🤖 AI Summary
To address the slow convergence and poor adaptability of preconditioning strategies in traditional Langevin Monte Carlo (LMC) for sampling from high-dimensional ill-conditioned distributions, this paper proposes Subspace Langevin Monte Carlo (SLMC). SLMC introduces the subspace descent paradigm—previously developed in Euclidean space—into the Wasserstein space, accelerating preconditioned Langevin dynamics via low-dimensional subspace projections. Theoretically, we establish a convergence analysis framework based on the relative condition number, eliminating reliance on global strong convexity and smoothness assumptions, and prove that the linear convergence rate is governed by the relative condition number within the subspace.
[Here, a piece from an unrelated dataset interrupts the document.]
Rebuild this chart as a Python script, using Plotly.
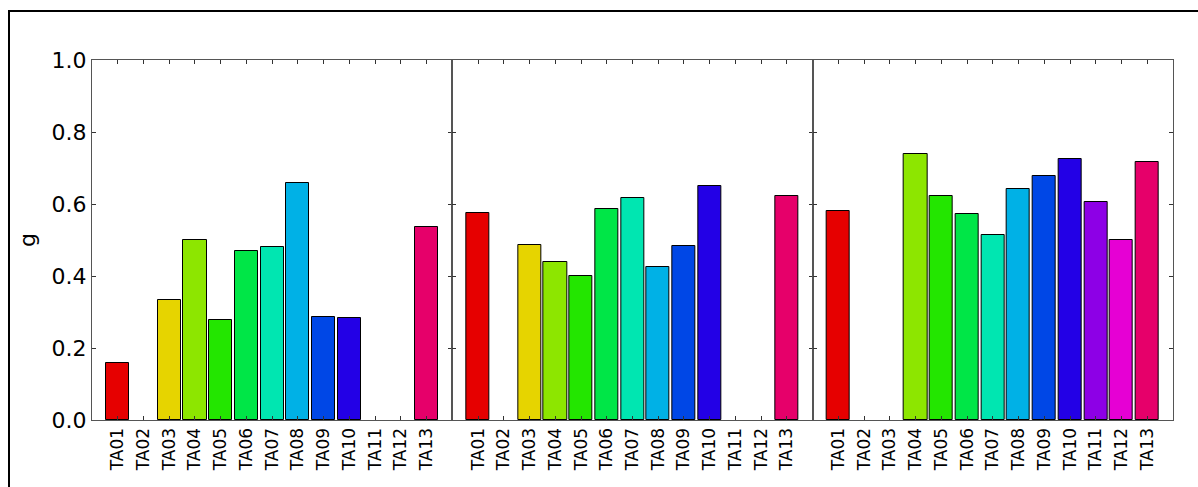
import colorsys
import plotly.graph_objects as go

categories = ["TA01", "TA02", "TA03", "TA04", "TA05", "TA06", "TA07",
              "TA08", "TA09", "TA10", "TA11", "TA12", "TA13"]

panel1 = [0.157, None, 0.333, 0.501, 0.277, 0.469, 0.480, 0.658, 0.285, 0.284, None, None, 0.535]
panel2 = [0.575, None, 0.487, 0.438, 0.401, 0.586, 0.617, 0.425, 0.482, 0.649, None, None, 0.623]
panel3 = [0.581, None, None, 0.739, 0.621, 0.572, 0.515, 0.642, 0.678, 0.725, 0.606, 0.500, 0.718]
panels = [panel1, panel2, panel3]

ytick_vals = [0.0, 0.2, 0.4, 0.6, 0.8, 1.0]
ytick_text = ["0.0", "0.2", "0.4", "0.6", "0.8", "1.0"]
y_label = "g"

n = len(categories)
colors = []
for i in range(n):
    r, g, b = colorsys.hsv_to_rgb(i / n, 1.0, 0.9)
    colors.append("rgb(%d,%d,%d)" % (round(r * 255), round(g * 255), round(b * 255)))

W, H = 1198, 487
ml, mr, mt, mb = 92, 25, 60, 67

fig = go.Figure()
xpos = list(range(n))
for k, vals in enumerate(panels):
    xa = "x" if k == 0 else "x%d" % (k + 1)
    fig.add_trace(go.Bar(
        x=xpos, y=vals, xaxis=xa, yaxis="y" if k == 0 else "y%d" % (k + 1),
        width=0.9,
        marker=dict(color=colors, line=dict(color="black", width=1)),
        showlegend=False, hoverinfo="x+y",
    ))

axis_line = "#555555"
layout = dict(
    width=W, height=H,
    margin=dict(l=ml, r=mr, t=mt, b=mb, pad=0),
    paper_bgcolor="white", plot_bgcolor="white",
    bargap=0,
    font=dict(family="DejaVu Sans", color="black"),
)
for k in range(3):
    suffix = "" if k == 0 else str(k + 1)
    layout["xaxis" + suffix] = dict(
        domain=[k / 3, (k + 1) / 3],
        range=[-1, 13],
        tickmode="array", tickvals=xpos, ticktext=categories,
        tickangle=-90, tickfont=dict(size=17, family="DejaVu Sans"),
        ticks="inside", ticklen=4, tickcolor="#333333",
        showline=True, linecolor=axis_line, linewidth=1.3, mirror="ticks",
        showgrid=False, zeroline=False, fixedrange=True,
        anchor="y" + suffix,
    )
    ya = dict(
        domain=[0, 1], range=[0, 1],
        tickmode="array", tickvals=ytick_vals,
        ticktext=ytick_text if k == 0 else [""] * len(ytick_vals),
        tickfont=dict(size=22, family="DejaVu Sans"),
        ticks="inside", ticklen=4, tickcolor="#333333",
        showline=True, linecolor=axis_line, linewidth=1.3, mirror="ticks",
        showgrid=False, zeroline=False, fixedrange=True,
        anchor="x" + suffix,
    )
    if k == 0:
        ya["title"] = dict(text=y_label, font=dict(size=22, family="DejaVu Sans"), standoff=9)
    layout["yaxis" + suffix] = ya

fig.update_layout(**layout)

# outer frame of the figure
pw = W - ml - mr
ph = H - mt - mb
fig.add_shape(type="rect", xref="paper", yref="paper",
              x0=(9 - ml) / pw, x1=(W + 20 - ml) / pw,
              y0=-(H + 20 - mt - ph) / ph, y1=1 + (mt - 11) / ph,
              line=dict(color="black", width=2), fillcolor="rgba(0,0,0,0)",
              layer="below")

fig.write_html("out.html",
               config={"displayModeBar": False},
               post_script="document.body.style.margin='0';document.body.style.overflow='hidden';")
Empirically, on ill-conditioned Gaussian targets, SLMC achieves 3–5× higher sampling efficiency than standard LMC and stochastic gradient Langevin dynamics (SGLD), significantly improving robustness and scalability for high-dimensional anisotropic distributions.
📝 Abstract
We develop a new efficient method for high-dimensional sampling called Subspace Langevin Monte Carlo. The primary application of these methods is to efficiently implement Preconditioned Langevin Monte Carlo. To demonstrate the usefulness of this new method, we extend ideas from subspace descent methods in Euclidean space to solving a specific optimization problem over Wasserstein space. Our theoretical analysis demonstrates the advantageous convergence regimes of the proposed method, which depend on relative conditioning assumptions common to mirror descent methods. We back up our theory with experimental evidence on sampling from an ill-conditioned Gaussian distribution.